The site of the Brewarrina mission and the cemetery is evidence of the occupation of Aboriginal people. The station was the oldest institutional-type community in the State that was still managed as such in 1965. Established in 1886, Aboriginal people were relocated 10 miles east of the town on the opposite bank of the Barwon River. The mission is associated with the removal of many Aboriginal people from their "homes" from as far as Tibooburra, Angledool, Walgett, Goodooga and Collenanebri and relocating them to the Brewarrina Mission during the 1930s. The girls' dormitory was also significant as it was utilised by the Aboriginal Protection Board to house young girls who were forcibly removed from their families to be educated in domestic work and then sent out in NSW to work.

The place has strong or special association with a particular community or cultural group in New South Wales for social, cultural or spiritual reasons.

Brewarrina Mission has a strong and special association for many Aboriginal people for its historical, social and cultural values and is a place of belonging to those of the Ngemba and Murwarri tribes. While many Aboriginal people were removed from their traditional home lands and forcibly removed to the Mission, Brewarrina Mission remains an important part to the community's sense of place.

The place is important in demonstrating the principal characteristics of a class of cultural or natural places/environments in New South Wales.

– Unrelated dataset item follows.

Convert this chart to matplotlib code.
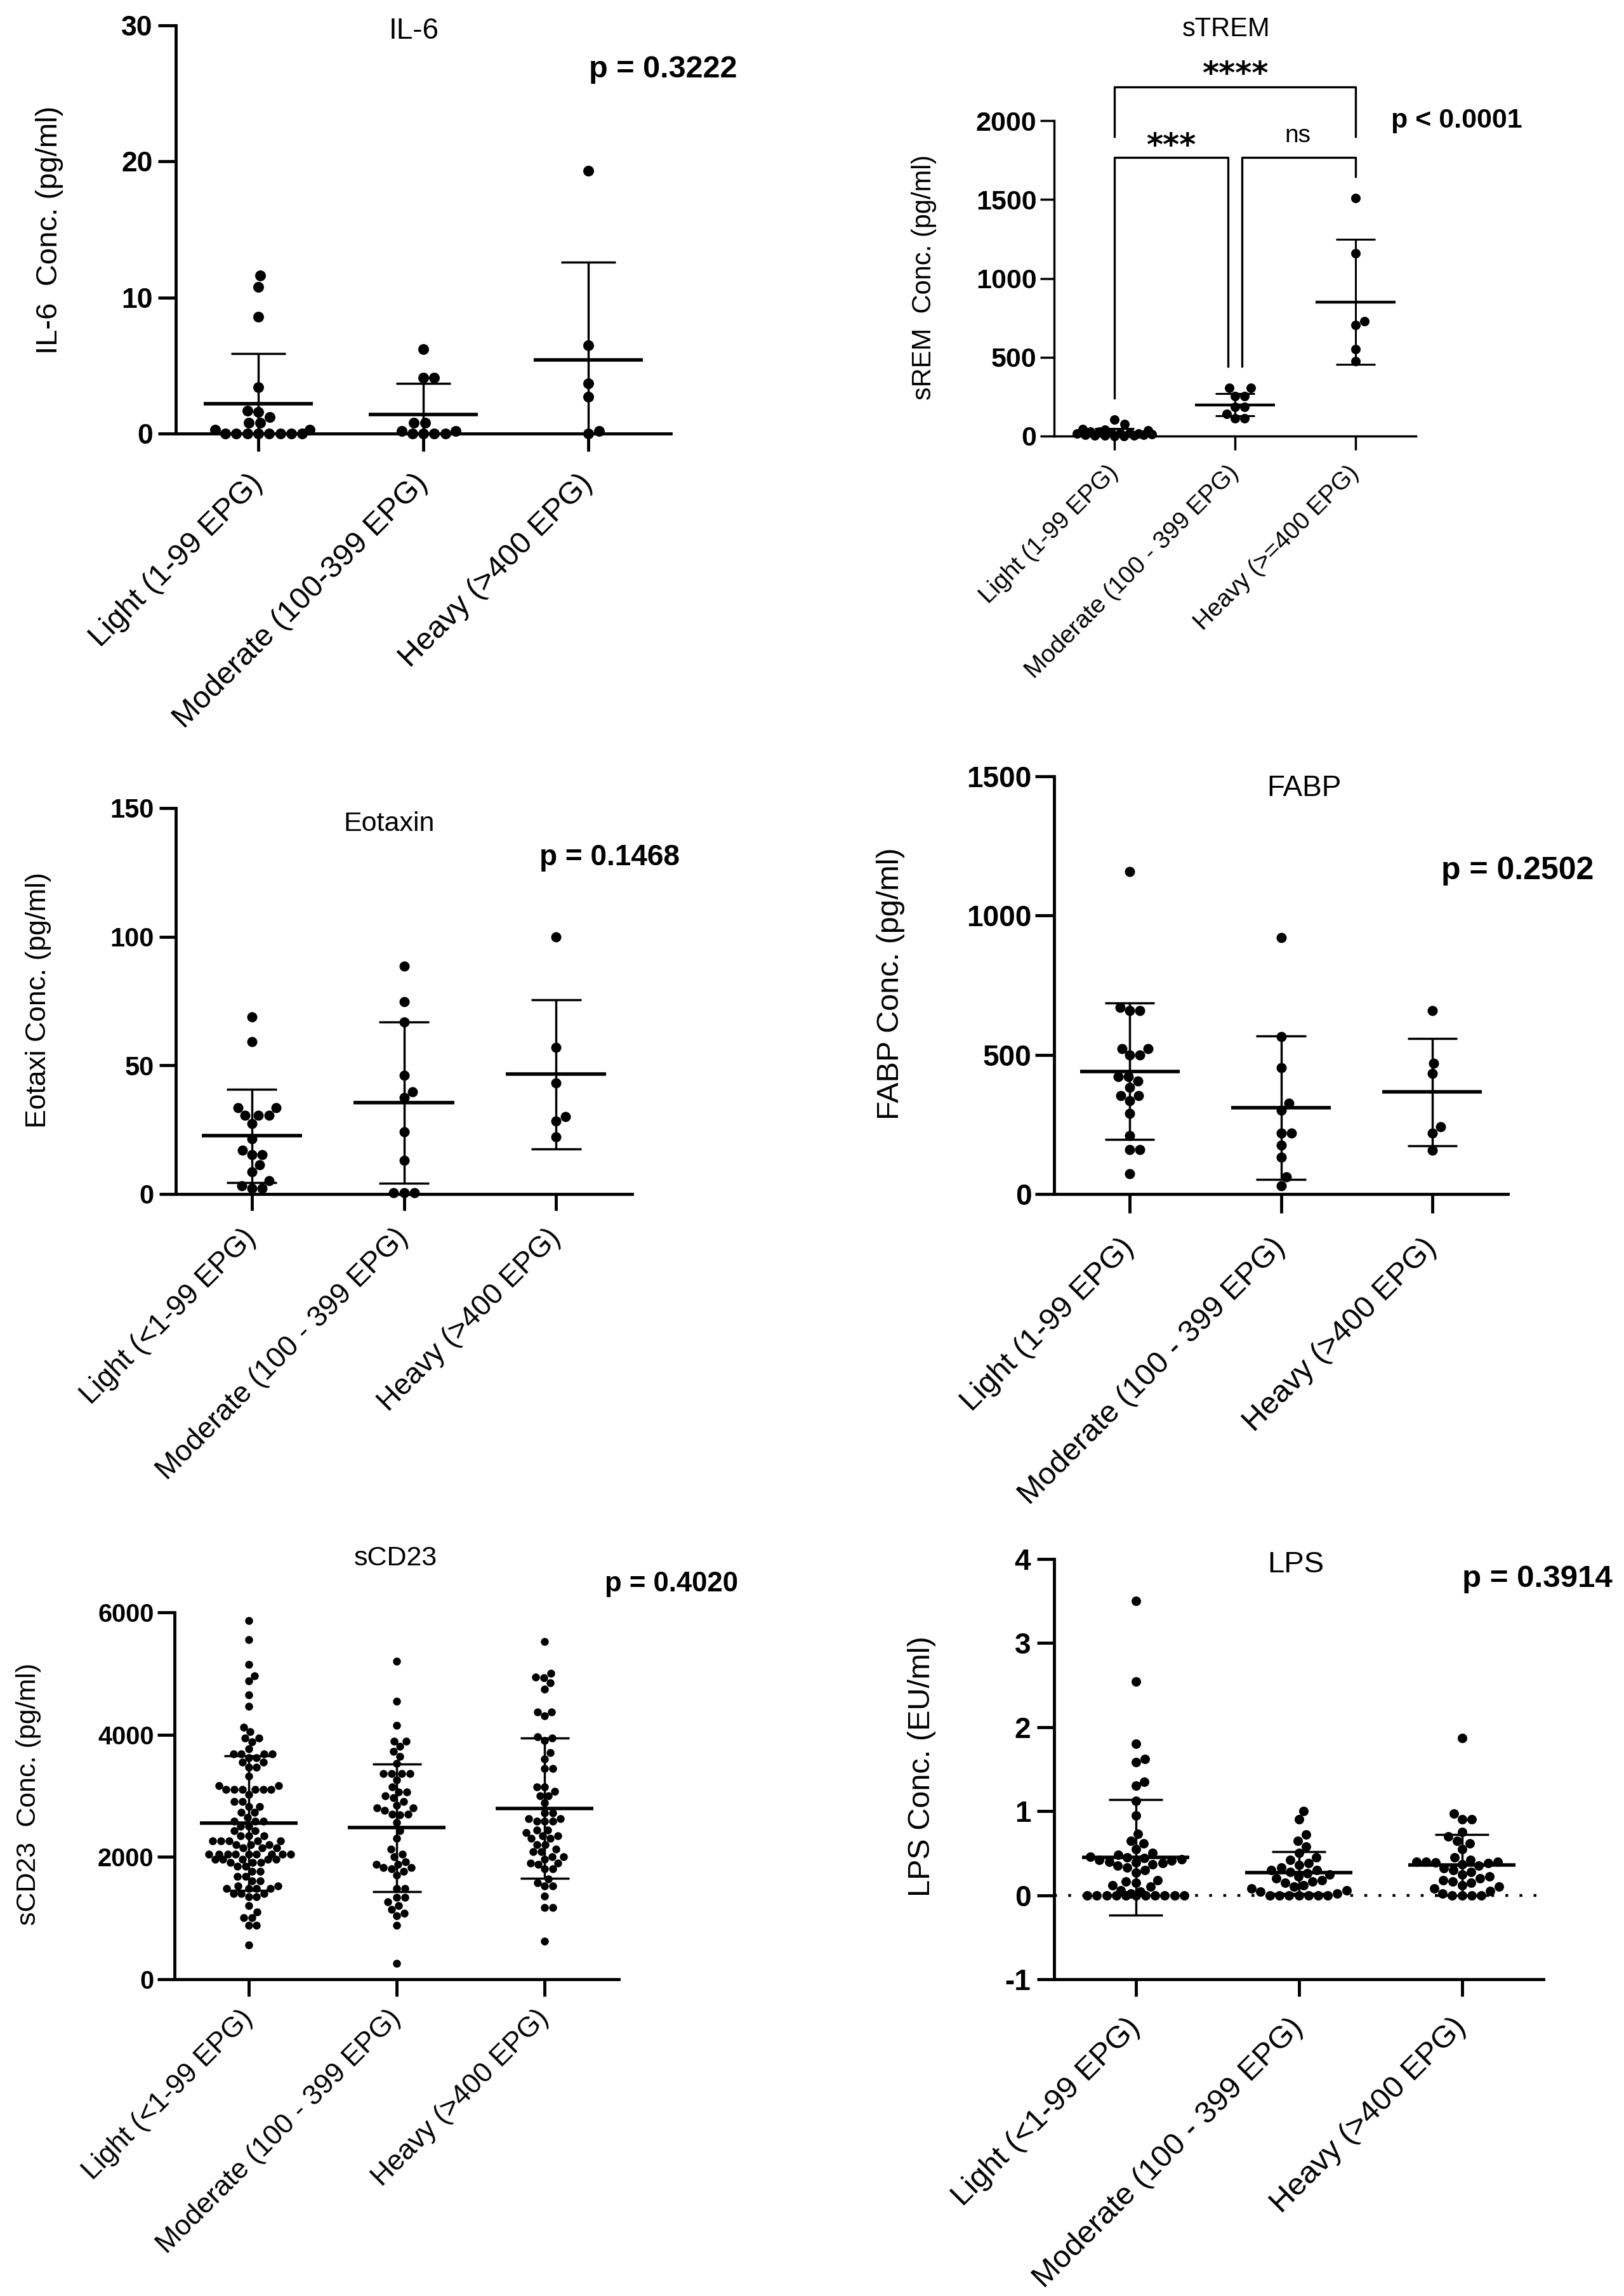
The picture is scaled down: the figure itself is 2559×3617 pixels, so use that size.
import numpy as np
import matplotlib
matplotlib.use("Agg")
import matplotlib.pyplot as plt

plt.rcParams['font.family'] = ['Liberation Sans', 'DejaVu Sans']

W, H = 2559, 3617

# ---- data ----
il6_light = [11.6, 10.8, 8.6, 3.4, 1.7, 1.6, 1.2, 0.8, 0.8, 0.3, 0.3, 0, 0, 0, 0, 0, 0, 0, 0]
il6_moderate = [6.2, 4.1, 4.1, 0.8, 0.8, 0.2, 0.2, 0, 0, 0, 0]
il6_heavy = [19.3, 6.5, 3.7, 2.7, 0.2, 0]
il6_mean = [2.2, 1.4, 5.4]
il6_sd = [3.7, 2.3, 7.2]

strem_light = [105, 77, 45, 40, 35, 30, 28, 25, 22, 20, 18, 15, 12, 10, 8, 6, 5, 3, 2, 0]
strem_moderate = [304, 304, 255, 255, 184, 184, 142, 113, 113]
strem_heavy = [1509, 1157, 729, 703, 553, 474]
strem_mean = [22, 199, 851]
strem_sd = [27, 71, 398]

eot_light = [68.8, 59.1, 33.5, 33.5, 30.6, 30.6, 30.6, 27.5, 21.4, 17, 15.3, 15.3, 11.3, 8.7, 5.2, 3.1, 2.3, 2.3]
eot_moderate = [88.6, 74.7, 66.9, 46.1, 39.6, 37.5, 24.3, 13.0, 0.5, 0.5, 0.5]
eot_heavy = [100, 57, 43.1, 30.1, 28.3, 22.2]
eot_mean = [22.6, 35.6, 46.6]
eot_sd = [18.1, 31.3, 29.0]

fabp_light = [1158, 671, 659, 659, 523, 523, 499, 499, 422, 422, 406, 382, 353, 353, 334, 289, 209, 160, 160, 72]
fabp_moderate = [922, 565, 454, 326, 302, 218, 218, 176, 133, 61, 29]
fabp_heavy = [659, 470, 433, 241, 218, 157]
fabp_mean = [441, 310, 366]
fabp_sd = [246, 258, 193]

cd23_light = [5867, 5555, 5146, 4966, 4874, 4654, 4466, 4125, 4045, 3945, 3945, 3885, 3765,
              3685, 3685, 3685, 3685, 3625, 3625, 3545, 3545, 3465, 3465, 3325, 3165, 3165,
              3105, 3105, 3105, 3105, 3105, 3105, 3025, 2905, 2905, 2825, 2825, 2725, 2725,
              2645, 2585, 2585, 2585, 2505, 2505, 2425, 2425, 2345, 2345, 2345, 2265, 2265,
              2265, 2265, 2265, 2205, 2205, 2205, 2145, 2145, 2145, 2045, 2045, 2045, 2045,
              2045, 2045, 2045, 2045, 2045, 1965, 1965, 1965, 1965, 1965, 1905, 1905, 1905,
              1845, 1845, 1765, 1765, 1685, 1685, 1605, 1605, 1525, 1525, 1485, 1485, 1485,
              1485, 1405, 1405, 1405, 1345, 1345, 1205, 1105, 1005, 1005, 885, 885, 565]
cd23_moderate = [5199, 4546, 4157, 3893, 3893, 3805, 3725, 3645, 3525, 3364, 3364, 3364, 3364,
                 3264, 3144, 3064, 3064, 3004, 2964, 2904, 2844, 2804, 2804, 2764, 2704, 2704,
                 2684, 2564, 2424, 2304, 2123, 2043, 2003, 1923, 1883, 1883, 1823, 1823, 1802,
                 1762, 1702, 1482, 1482, 1342, 1342, 1262, 1202, 1141, 1081, 1041, 881, 260]
cd23_heavy = [5527, 5006, 4946, 4934, 4846, 4746, 4373, 4373, 4305, 3965, 3945, 3905, 3705,
              3604, 3444, 3444, 3144, 3144, 3076, 3004, 3004, 2884, 2723, 2723, 2623, 2623,
              2583, 2583, 2583, 2443, 2443, 2403, 2343, 2343, 2303, 2303, 2203, 2203, 2123,
              2083, 2083, 2003, 2003, 1962, 1902, 1902, 1882, 1802, 1802, 1642, 1582, 1522,
              1522, 1362, 1169, 1169, 621]
cd23_mean = [2555, 2477, 2797]
cd23_sd = [1101, 1046, 1148]

lps_light = [3.5, 2.54, 1.8, 1.62, 1.58, 1.35, 1.30, 1.12, 0.95, 0.73, 0.65, 0.62, 0.55, 0.50,
             0.48, 0.46, 0.45, 0.44, 0.43, 0.42, 0.41, 0.40, 0.39, 0.38, 0.37, 0.35, 0.33, 0.30,
             0.27, 0.18, 0.16, 0.15, 0.12, 0.10, 0.06, 0.04, 0.02, 0, 0, 0, 0, 0, 0, 0, 0, 0, 0, 0]
lps_moderate = [1.0, 0.9, 0.72, 0.65, 0.58, 0.5, 0.45, 0.42, 0.38, 0.36, 0.33, 0.3, 0.3, 0.28,
                0.26, 0.25, 0.22, 0.2, 0.18, 0.16, 0.15, 0.12, 0.1, 0.08, 0.06, 0.04, 0.02,
                0, 0, 0, 0, 0, 0, 0]
lps_heavy = [1.87, 0.97, 0.9, 0.9, 0.75, 0.7, 0.65, 0.62, 0.55, 0.45, 0.42, 0.4, 0.4, 0.4, 0.39,
             0.38, 0.37, 0.35, 0.32, 0.3, 0.28, 0.25, 0.22, 0.2, 0.18, 0.16, 0.15, 0.12, 0.1,
             0.08, 0.05, 0.02, 0, 0, 0, 0]
lps_mean = [0.45, 0.27, 0.36]
lps_sd = [0.69, 0.25, 0.36]

cats_a = ["Light (1-99 EPG)", "Moderate (100-399 EPG)", "Heavy (>400 EPG)"]
cats_b = ["Light (1-99 EPG)", "Moderate (100 - 399 EPG)", "Heavy (>=400 EPG)"]
cats_c = ["Light (<1-99 EPG)", "Moderate (100 - 399 EPG)", "Heavy (>400 EPG)"]
cats_d = ["Light (1-99 EPG)", "Moderate (100 - 399 EPG)", "Heavy (>400 EPG)"]

fig = plt.figure(figsize=(W / 100, H / 100), dpi=100)
PT = 0.72  # px -> pt at 100 dpi


def put(x, y, s, **kw):
    fig.text(x / W, 1 - y / H, s, ha='center', va='center', **kw)


def swarm(vals, ppu, d, wmax):
    # beeswarm in pixels; if a point does not fit inside +-wmax it overlaps the least crowded spot
    y = np.asarray(vals, float) * ppu
    xs = np.zeros_like(y)
    done = []
    for i in np.argsort(y, kind='stable'):
        cands = [0.0]
        for j in done:
            dy = y[i] - y[j]
            if abs(dy) < d:
                dx = np.sqrt(d * d - dy * dy)
                cands += [xs[j] + dx, xs[j] - dx]
        cands = sorted([c for c in cands if abs(c) <= wmax + 1e-9], key=abs)
        ok = False
        for c in cands:
            if all((c - xs[j]) ** 2 + (y[i] - y[j]) ** 2 >= d * d - 1e-6 for j in done):
                xs[i] = c
                ok = True
                break
        if not ok:
            grid = np.linspace(-wmax, wmax, 41)
            score = [min(np.hypot(c - xs[j], y[i] - y[j]) for j in done) - 1e-3 * abs(c)
                     for c in grid]
            xs[i] = grid[int(np.argmax(score))]
        done.append(i)
    return xs


def panel(box, groups, means, sds, ylim, yticks, cats, fs, dot, lw=3.5, mlw=4.0, elw=2.5,
          tlen=27, ypad=5, xpad=30):
    x0, x1, yt, yb = box
    ax = fig.add_axes([x0 / W, 1 - yb / H, (x1 - x0) / W, (yb - yt) / H])
    ax.set_xlim(-0.5, 2.5)
    ax.set_ylim(*ylim)
    ppu_y = (yb - yt) / (ylim[1] - ylim[0])
    ppu_x = (x1 - x0) / 3.0
    for i, vals in enumerate(groups):
        offs = swarm(vals, ppu_y, dot * 1.02, 0.31 * ppu_x) / ppu_x
        ax.plot(i + offs, vals, 'o', ms=dot * PT, color='black', mec='none',
                clip_on=False, zorder=2)
    for i, (m, s) in enumerate(zip(means, sds)):
        ax.hlines(m, i - 0.33, i + 0.33, color='black', lw=mlw, zorder=3)
        ax.vlines(i, m - s, m + s, color='black', lw=elw, zorder=3)
        ax.hlines([m - s, m + s], i - 0.165, i + 0.165, color='black', lw=elw, zorder=3)
    for side in ['top', 'right']:
        ax.spines[side].set_visible(False)
    for side in ['left', 'bottom']:
        ax.spines[side].set_linewidth(lw)
    ax.set_yticks(yticks)
    ax.set_yticklabels([str(v) for v in yticks], fontweight='bold', fontsize=fs[0])
    ax.set_xticks([0, 1, 2])
    ax.set_xticklabels(cats, rotation=45, ha='right', va='center',
                       rotation_mode='anchor', fontsize=fs[1])
    ax.tick_params(axis='y', length=tlen * PT, width=lw, pad=ypad)
    ax.tick_params(axis='x', length=tlen * PT, width=lw, pad=xpad)
    ax.set_facecolor('none')
    return ax


# IL-6
panel((277, 1057, 40, 683), [il6_light, il6_moderate, il6_heavy], il6_mean, il6_sd,
      (0, 30), [0, 10, 20, 30], cats_a, (32, 35), 17, tlen=28, ypad=6, xpad=31)
put(78, 362, "IL-6  Conc. (pg/ml)", rotation=90, fontsize=34)
put(652, 49, "IL-6", fontsize=33)
put(1045, 109, "p = 0.3222", fontsize=35, fontweight='bold')

# sTREM
ax = panel((1661, 2231, 190, 687), [strem_light, strem_moderate, strem_heavy], strem_mean,
           strem_sd, (0, 2000), [0, 500, 1000, 1500, 2000], cats_b, (31, 28), 15,
           lw=2.5, mlw=3.2, elw=2.2, tlen=22, ypad=4, xpad=22)
ax.plot([0, 0, 2, 2], [1900, 2213, 2213, 1900], color='black', lw=2.4, clip_on=False)
ax.plot([0, 0, 0.94, 0.94], [241, 1767, 1767, 443], color='black', lw=2.4, clip_on=False)
ax.plot([1.06, 1.06, 2, 2], [443, 1767, 1767, 1646], color='black', lw=2.4, clip_on=False)
ax.text(1.0, 2233, "****", ha='center', va='baseline', fontsize=36, fontweight='bold',
        family='DejaVu Sans')
ax.text(0.47, 1779, "***", ha='center', va='baseline', fontsize=36, fontweight='bold',
        family='DejaVu Sans')
ax.text(1.52, 1863, "ns", ha='center', va='baseline', fontsize=28)
put(1456, 437, "sREM  Conc. (pg/ml)", rotation=90, fontsize=30)
put(1932, 46, "sTREM", fontsize=30)
put(2295, 190, "p < 0.0001", fontsize=31, fontweight='bold')

# Eotaxin
panel((277, 996, 1273, 1881), [eot_light, eot_moderate, eot_heavy], eot_mean, eot_sd,
      (0, 150), [0, 50, 100, 150], cats_c, (30, 33), 16, tlen=26, ypad=6, xpad=26)
put(61, 1576, "Eotaxi Conc. (pg/ml)", rotation=90, fontsize=32)
put(613, 1298, "Eotaxin", fontsize=31)
put(961, 1351, "p = 0.1468", fontsize=33, fontweight='bold')

# FABP
panel((1661, 2376, 1223, 1881), [fabp_light, fabp_moderate, fabp_heavy], fabp_mean, fabp_sd,
      (0, 1500), [0, 500, 1000, 1500], cats_d, (33, 35), 16, tlen=30, ypad=4, xpad=34)
put(1403, 1550, "FABP Conc. (pg/ml)", rotation=90, fontsize=35)
put(2055, 1242, "FABP", fontsize=33)
put(2391, 1372, "p = 0.2502", fontsize=36, fontweight='bold')

# sCD23
panel((275, 975, 2540, 3118), [cd23_light, cd23_moderate, cd23_heavy], cd23_mean, cd23_sd,
      (0, 6000), [0, 2000, 4000, 6000], cats_c, (28.5, 32), 12.5, tlen=27, ypad=4, xpad=20)
put(45, 2826, "sCD23  Conc. (pg/ml)", rotation=90, fontsize=31)
put(623, 2455, "sCD23", fontsize=31)
put(1058, 2496, "p = 0.4020", fontsize=31.5, fontweight='bold')

# LPS
ax = panel((1661, 2432, 2456, 3118), [lps_light, lps_moderate, lps_heavy], lps_mean, lps_sd,
           (-1, 4), [-1, 0, 1, 2, 3, 4], cats_c, (33, 35.5), 15, tlen=27, ypad=7, xpad=30)
ax.axhline(0, color='black', lw=3.2, ls=(0, (1, 4)), zorder=1)
put(1452, 2783, "LPS Conc. (EU/ml)", rotation=90, fontsize=35)
put(2042, 2465, "LPS", fontsize=34)
put(2422, 2488, "p = 0.3914", fontsize=35.5, fontweight='bold')

fig.savefig("out.png", dpi=100, facecolor='white')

Brewarrina Mission is highly significant to many Aboriginal people within NSW to their cultural heritage values. The area is able to demonstrate the principal characteristics of the many Aboriginal people who lived at the mission during 1889 - 1966. Being the site of the first Aboriginal Protection Board institutionalised community the area has the attributes to demonstrate the way of life and customs of those who lived and died on the Mission. Although there are no physical buildings remaining, the original cemetery is all that remains and it is maintained by members of the community.